Ok, so the thing that I find weird about much of the schmoozing at MLA is that it takes place in hotel rooms. Prior to my foray into the world of MLA, the last time I went to a party in a hotel room I believe I was 16 years old and there was a pony-keg involved. Obviously, the MLA Hotel Party Culture (HPC) generally revolves around a meager (or not-so-meager, depending upon who's giving the party) spread of wine, cheese, and crackers. It consists of a bunch of people standing around - if lucky, in a suite, if unlucky, around a bed - and talking nonsense to one another while glugging wine. The rooms are always too small and don't have real seating, but this is perhaps one reason why these shindigs are a good place to network - people can't really stay in one place or get away from you if you try to introduce yourself. I went to four of these this year. Two of them were thrown by societies that I belong to. One was thrown by my adviser for people from my grad institution.

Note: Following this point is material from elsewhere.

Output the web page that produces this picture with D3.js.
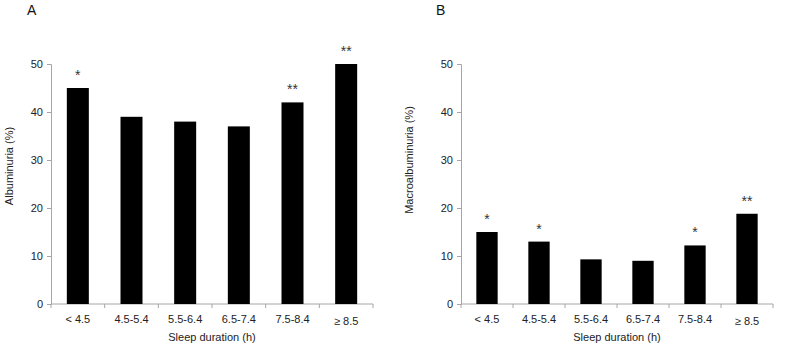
<!DOCTYPE html>
<html>
<head>
<meta charset="utf-8">
<script src="https://cdn.jsdelivr.net/npm/d3@7"></script>
<style>
  body { margin: 0; background: #fff; }
  text { font-family: "Liberation Sans", Arial, sans-serif; }
</style>
</head>
<body>
<svg id="chart"></svg>
<script>
// sleep duration categories and percentages
var categories = ["< 4.5", "4.5-5.4", "5.5-6.4", "6.5-7.4", "7.5-8.4", "≥ 8.5"];
var albuminuria = [45, 39, 38, 37, 42, 50];
var macroalbuminuria = [15, 13, 9.3, 9, 12.2, 18.8];
var starsA = ["*", "", "", "", "**", "**"];
var starsB = ["*", "*", "", "", "*", "**"];
var yTicks = [0, 10, 20, 30, 40, 50];

const svg = d3.select("#chart").attr("width", 786).attr("height", 346);

function createBarPanel(left, right, letter, letterX, yTitle, titleX, titleY, values, stars) {
  const top = 64, bottom = 304;
  const g = svg.append("g");

  const x = d3.scaleBand().domain(categories).range([left, right]);
  const y = d3.scaleLinear().domain([0, 50]).range([bottom, top]);

  // y axis
  const yAxis = g.append("g")
    .attr("transform", `translate(${left}, 0)`)
    .call(d3.axisLeft(y).tickValues(yTicks).tickSize(4).tickPadding(4));
  yAxis.select(".domain").attr("stroke", "#a6a6a6");
  yAxis.selectAll(".tick line").attr("stroke", "#a6a6a6");
  yAxis.selectAll(".tick text").attr("font-size", 11).attr("fill", "#222")
    .attr("font-family", "Liberation Sans, Arial, sans-serif");

  // x axis with ticks at band boundaries
  const xAxis = g.append("g").attr("transform", `translate(0, ${bottom})`);
  xAxis.append("line").attr("x1", left).attr("x2", right)
    .attr("stroke", "#a6a6a6");
  xAxis.selectAll("line.bt")
    .data(categories.map((c, i) => i).concat([categories.length]))
    .join("line")
    .attr("class", "bt")
    .attr("x1", (i) => left + i * x.step())
    .attr("x2", (i) => left + i * x.step())
    .attr("y1", 0).attr("y2", 4)
    .attr("stroke", "#a6a6a6");
  xAxis.selectAll("text")
    .data(categories)
    .join("text")
    .attr("x", (d) => x(d) + x.bandwidth() / 2)
    .attr("y", (d) => d[0] === "≥" ? 21 : 19)
    .attr("text-anchor", "middle")
    .attr("font-size", 11)
    .attr("fill", "#222")
    .text((d) => d);

  // bars
  const bw = x.bandwidth() * 0.41;
  g.selectAll("rect")
    .data(values)
    .join("rect")
    .attr("x", (d, i) => x(categories[i]) + (x.bandwidth() - bw) / 2)
    .attr("y", (d) => y(d))
    .attr("width", bw)
    .attr("height", (d) => bottom - y(d))
    .attr("fill", "#000");

  // significance stars
  g.selectAll("text.star")
    .data(values)
    .join("text")
    .attr("class", "star")
    .attr("x", (d, i) => x(categories[i]) + x.bandwidth() / 2)
    .attr("y", (d) => y(d) - 8)
    .attr("text-anchor", "middle")
    .attr("font-size", 14)
    .attr("fill", "#333")
    .text((d, i) => stars[i]);

  // titles
  g.append("text")
    .attr("x", (left + right) / 2)
    .attr("y", 341)
    .attr("text-anchor", "middle")
    .attr("font-size", 11)
    .attr("fill", "#222")
    .text("Sleep duration (h)");

  g.append("text")
    .attr("transform", `translate(${titleX}, ${titleY}) rotate(-90)`)
    .attr("text-anchor", "middle")
    .attr("font-size", 11)
    .attr("fill", "#222")
    .text(yTitle);

  g.append("text")
    .attr("x", letterX)
    .attr("y", 15)
    .attr("font-size", 14)
    .attr("fill", "#111")
    .text(letter);
}

createBarPanel(51, 373, "A", 27, "Albuminuria (%)", 13, 166, albuminuria, starsA);
createBarPanel(461, 773, "B", 436, "Macroalbuminuria (%)", 413, 160, macroalbuminuria, starsB);
</script>
</body>
</html>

The last was one thrown for Stanley Fish (apparently, though I didn't notice him there, but I was pretty much hammered by the time I arrived at that party so I might have had a conversation with him for all I know). In all cases, including the last, I accomplished good networking/schmoozing. I pretty much think that the HPC is where the real MLA happens. All of the other stuff is just window-dressing.

(Something to think about for another time: it's bizarre that the most important things that happen in my profession - first interviews for jobs, important parties for networking - happen in hotel rooms. Perhaps this has something to do with why I feel sometimes that I'm whoring myself in this profession?)